## DATA LINES

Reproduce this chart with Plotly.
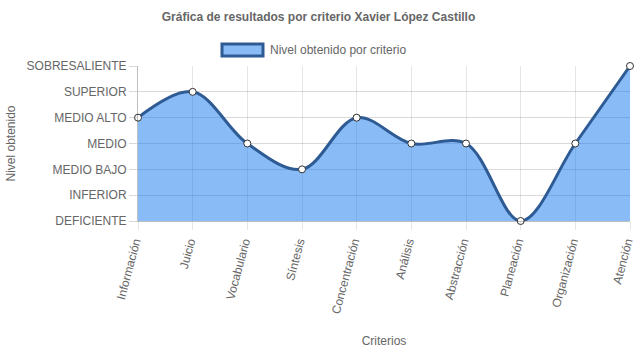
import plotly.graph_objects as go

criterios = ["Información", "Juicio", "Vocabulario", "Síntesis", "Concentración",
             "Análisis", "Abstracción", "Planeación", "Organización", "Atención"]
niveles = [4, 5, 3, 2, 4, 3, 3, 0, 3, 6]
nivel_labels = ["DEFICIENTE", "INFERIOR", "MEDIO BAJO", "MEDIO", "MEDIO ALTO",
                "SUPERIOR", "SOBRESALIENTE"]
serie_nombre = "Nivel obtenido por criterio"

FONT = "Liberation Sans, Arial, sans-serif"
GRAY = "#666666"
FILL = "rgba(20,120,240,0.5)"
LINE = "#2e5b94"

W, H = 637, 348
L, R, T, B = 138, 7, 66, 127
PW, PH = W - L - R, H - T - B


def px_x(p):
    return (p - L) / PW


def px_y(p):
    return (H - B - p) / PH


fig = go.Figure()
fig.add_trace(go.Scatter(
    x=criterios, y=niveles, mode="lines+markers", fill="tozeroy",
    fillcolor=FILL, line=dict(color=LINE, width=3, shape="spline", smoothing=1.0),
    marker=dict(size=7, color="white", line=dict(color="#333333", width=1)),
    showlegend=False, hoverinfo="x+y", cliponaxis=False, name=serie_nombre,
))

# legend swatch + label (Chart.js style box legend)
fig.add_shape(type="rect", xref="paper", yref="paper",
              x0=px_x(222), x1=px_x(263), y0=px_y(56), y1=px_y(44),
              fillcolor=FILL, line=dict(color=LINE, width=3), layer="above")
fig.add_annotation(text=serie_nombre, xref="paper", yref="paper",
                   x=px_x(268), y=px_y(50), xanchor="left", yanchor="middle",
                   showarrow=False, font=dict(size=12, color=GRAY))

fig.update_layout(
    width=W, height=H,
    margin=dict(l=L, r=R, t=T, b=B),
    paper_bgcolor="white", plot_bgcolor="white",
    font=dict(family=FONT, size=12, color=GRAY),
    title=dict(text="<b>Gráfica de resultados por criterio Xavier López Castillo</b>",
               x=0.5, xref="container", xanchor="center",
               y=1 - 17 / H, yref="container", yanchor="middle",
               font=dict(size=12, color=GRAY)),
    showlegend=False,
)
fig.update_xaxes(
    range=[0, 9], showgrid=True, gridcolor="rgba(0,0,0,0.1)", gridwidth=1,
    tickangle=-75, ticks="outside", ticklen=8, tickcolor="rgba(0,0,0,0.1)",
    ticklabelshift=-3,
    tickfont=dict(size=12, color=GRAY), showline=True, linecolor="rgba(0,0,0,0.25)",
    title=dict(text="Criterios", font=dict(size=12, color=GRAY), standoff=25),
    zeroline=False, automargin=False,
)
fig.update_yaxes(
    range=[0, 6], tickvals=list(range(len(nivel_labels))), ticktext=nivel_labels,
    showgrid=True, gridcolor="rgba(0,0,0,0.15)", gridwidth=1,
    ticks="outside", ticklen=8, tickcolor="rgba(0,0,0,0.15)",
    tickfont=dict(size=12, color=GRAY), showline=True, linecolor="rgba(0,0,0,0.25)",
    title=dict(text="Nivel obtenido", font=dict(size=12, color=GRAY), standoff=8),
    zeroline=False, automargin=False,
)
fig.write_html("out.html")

## WHAT YOU WILL DO
Reproduce the material word for word. Any pictures should be left out of the copy.

## SOLUTION FOR THIS PROBLEM
Reproduce this chart with Plotly.
import plotly.graph_objects as go

criterios = ["Información", "Juicio", "Vocabulario", "Síntesis", "Concentración",
             "Análisis", "Abstracción", "Planeación", "Organización", "Atención"]
niveles = [4, 5, 3, 2, 4, 3, 3, 0, 3, 6]
nivel_labels = ["DEFICIENTE", "INFERIOR", "MEDIO BAJO", "MEDIO", "MEDIO ALTO",
                "SUPERIOR", "SOBRESALIENTE"]
serie_nombre = "Nivel obtenido por criterio"

FONT = "Liberation Sans, Arial, sans-serif"
GRAY = "#666666"
FILL = "rgba(20,120,240,0.5)"
LINE = "#2e5b94"

W, H = 637, 348
L, R, T, B = 138, 7, 66, 127
PW, PH = W - L - R, H - T - B


def px_x(p):
    return (p - L) / PW


def px_y(p):
    return (H - B - p) / PH


fig = go.Figure()
fig.add_trace(go.Scatter(
    x=criterios, y=niveles, mode="lines+markers", fill="tozeroy",
    fillcolor=FILL, line=dict(color=LINE, width=3, shape="spline", smoothing=1.0),
    marker=dict(size=7, color="white", line=dict(color="#333333", width=1)),
    showlegend=False, hoverinfo="x+y", cliponaxis=False, name=serie_nombre,
))

# legend swatch + label (Chart.js style box legend)
fig.add_shape(type="rect", xref="paper", yref="paper",
              x0=px_x(222), x1=px_x(263), y0=px_y(56), y1=px_y(44),
              fillcolor=FILL, line=dict(color=LINE, width=3), layer="above")
fig.add_annotation(text=serie_nombre, xref="paper", yref="paper",
                   x=px_x(268), y=px_y(50), xanchor="left", yanchor="middle",
                   showarrow=False, font=dict(size=12, color=GRAY))

fig.update_layout(
    width=W, height=H,
    margin=dict(l=L, r=R, t=T, b=B),
    paper_bgcolor="white", plot_bgcolor="white",
    font=dict(family=FONT, size=12, color=GRAY),
    title=dict(text="<b>Gráfica de resultados por criterio Xavier López Castillo</b>",
               x=0.5, xref="container", xanchor="center",
               y=1 - 17 / H, yref="container", yanchor="middle",
               font=dict(size=12, color=GRAY)),
    showlegend=False,
)
fig.update_xaxes(
    range=[0, 9], showgrid=True, gridcolor="rgba(0,0,0,0.1)", gridwidth=1,
    tickangle=-75, ticks="outside", ticklen=8, tickcolor="rgba(0,0,0,0.1)",
    ticklabelshift=-3,
    tickfont=dict(size=12, color=GRAY), showline=True, linecolor="rgba(0,0,0,0.25)",
    title=dict(text="Criterios", font=dict(size=12, color=GRAY), standoff=25),
    zeroline=False, automargin=False,
)
fig.update_yaxes(
    range=[0, 6], tickvals=list(range(len(nivel_labels))), ticktext=nivel_labels,
    showgrid=True, gridcolor="rgba(0,0,0,0.15)", gridwidth=1,
    ticks="outside", ticklen=8, tickcolor="rgba(0,0,0,0.15)",
    tickfont=dict(size=12, color=GRAY), showline=True, linecolor="rgba(0,0,0,0.25)",
    title=dict(text="Nivel obtenido", font=dict(size=12, color=GRAY), standoff=8),
    zeroline=False, automargin=False,
)
fig.write_html("out.html")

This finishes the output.